West Indies fast bowler Jermaine Lawson smiles with the man of the match award after West Indies defeat Bangladesh by an innings and 310 runs in the first Test in Dhaka yesterday. Lawson took an extraordinary six wickets in 15 deliveries without conceding a run as Bangladesh crashed to an innings-and-310-run defeat. - ReutersDHAKA, Bangladesh, CMC:
YOUNG PACER Jermaine Lawson produced a sensational six-wicket burst that fired the West Indies to an innings and 310-run victory over Bangladesh late on the third day of their first test match at the Bangabandhu Stadium yesterday.
The 20-year-old Lawson, playing in only his third Test match, returned extraordinary figures of six for three off 6.5 overs with four maidens as little-rated Bangladesh collapsed meekly to defeat and their lowest ever Test score.
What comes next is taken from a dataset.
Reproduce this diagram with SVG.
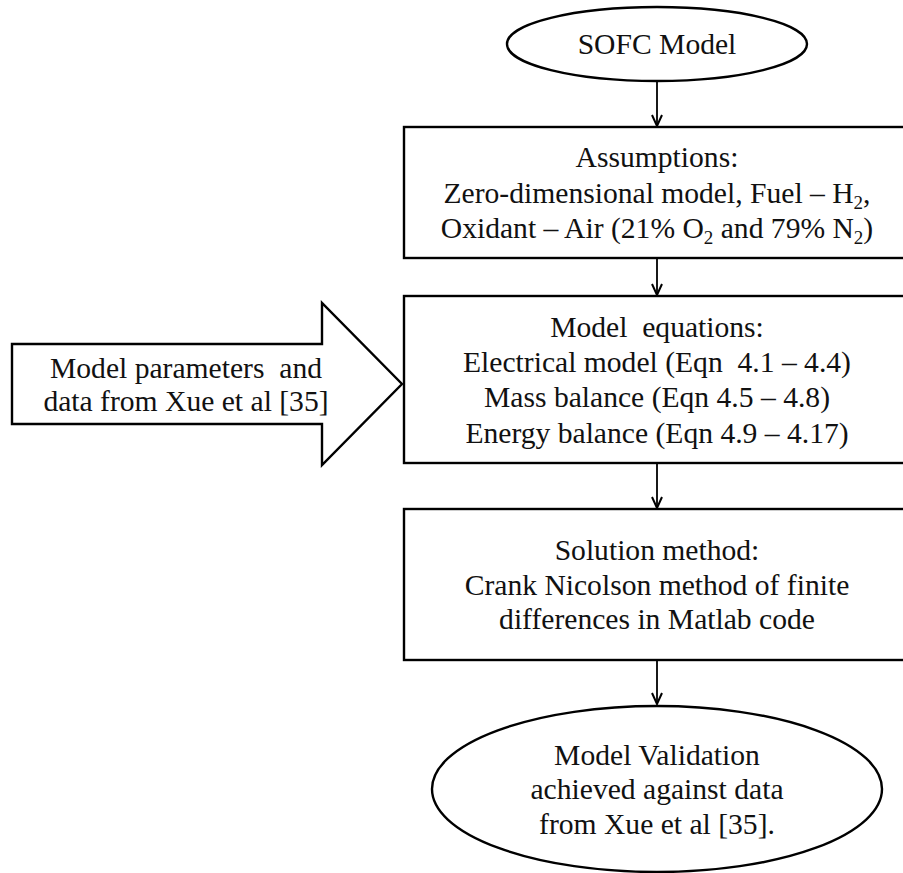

Bangladesh, trailing by 397 runs on first innings, tumbled to 87 all out, losing their last seven wickets for a mere seven runs in 31 balls, as the West Indies powered into an unbeatable 1-0 lead in the two-match series.
Veteran pacer Vasbert Drakes had started the slide before tea with a three-wicket blitz that rattled the top of the order, after the West Indies, behind an unbeaten 91 from Ridley Jacobs, had carried their first innings score to a colossal 536 all out.
Drakes, on his Test debut, struck twice in his fifth over and again in his seventh as Bangladesh repeated the shaky start they had to their first innings.
He broke the brisk 30-run opening stand when Hannan Sarkar was caught by Daren Ganga at gully for 25, and four balls later, he bowled number three batsman Mohammad Ashraful (0) without addition to the score.
Fourteen runs later, Anwar Hossain, playing no shot, was bowled for 12 - his off-stump knocked over by the 33-year-old Drakes, who ended with three for 19 off nine overs.
Habibul Bashar and Aminul Islam posted an innings-best 36 runs for the fourth wicket after tea that ended when left-arm pacer Pedro Collins (1-30) trapped Bashar (22) leg before wicket at 80 for four.
Man-of-the-match Lawson then ripped through the middle and lower order as Bangladesh plunged to their 10th consecutive Test defeat and 15th in 16 Test matches.
The vibrant Jamaican pacer dislodged Islam (12) and captain Khaled Mashud (0) with successive balls and sent back Alok Kapali (0) with the last ball of the same over - all through leg before wicket decisions.
In his sixth over, Lawson had Enamul Haque caught behind without scoring, and struck twice in his seventh over, smashing the stumps of Tapash Baisya (0) and Talha Jubair (0), in a hasty finish to the first ever test match between these two teams.
Five of the last six Bangladesh batsmen failed to score.
From an overnight 400 for five, responding to the paltry Bangladesh first innings score of 139, the West Indies had gathered 93 runs in morning session while losing three wickets.
Jacobs added 40 runs for the sixth wicket with Ganga, before posting 36 with Drakes and 40 in an eighth-wicket alliance with Darren Powell, who was stumped last ball before the lunch-break attempting to hit his second six.
Ganga added just six runs to his overnight score before he was run out for 40 -- with five boundaries - attempting an irrational single, but Drakes (15) and Powell (16) helped stretch the Caribbean side's innings.
Collins (13) joined Jacobs for a 34-run ninth-wicket stand, but Lawson was unable to see his captain through to a third Test century and was trapped leg before wicket for one.
Jacobs, leading the team in the absence of Carl Hooper, who is missing the series after a recent knee operation, had faced 137 balls and hit 11 boundaries when the innings folded with him nine short of a hundred.
Pacer Talha Jubair finished as top bowler for Bangladesh with three for 135, supported by Mohammad Ashraful (2-57) and Tapash Baisya (2-117).
Ramnaresh Sarwan's maiden Test century (119) had fuelled the formidable West Indies score, and Bangladesh, who crashed on Sunday to their sub-150 score under the attack of pacers Collins (5-26) and Drakes (4-58), need to show monumental improvement to avoid a series whitewash when the second Test starts in Chittagong on Monday, Sunday night Caribbean time.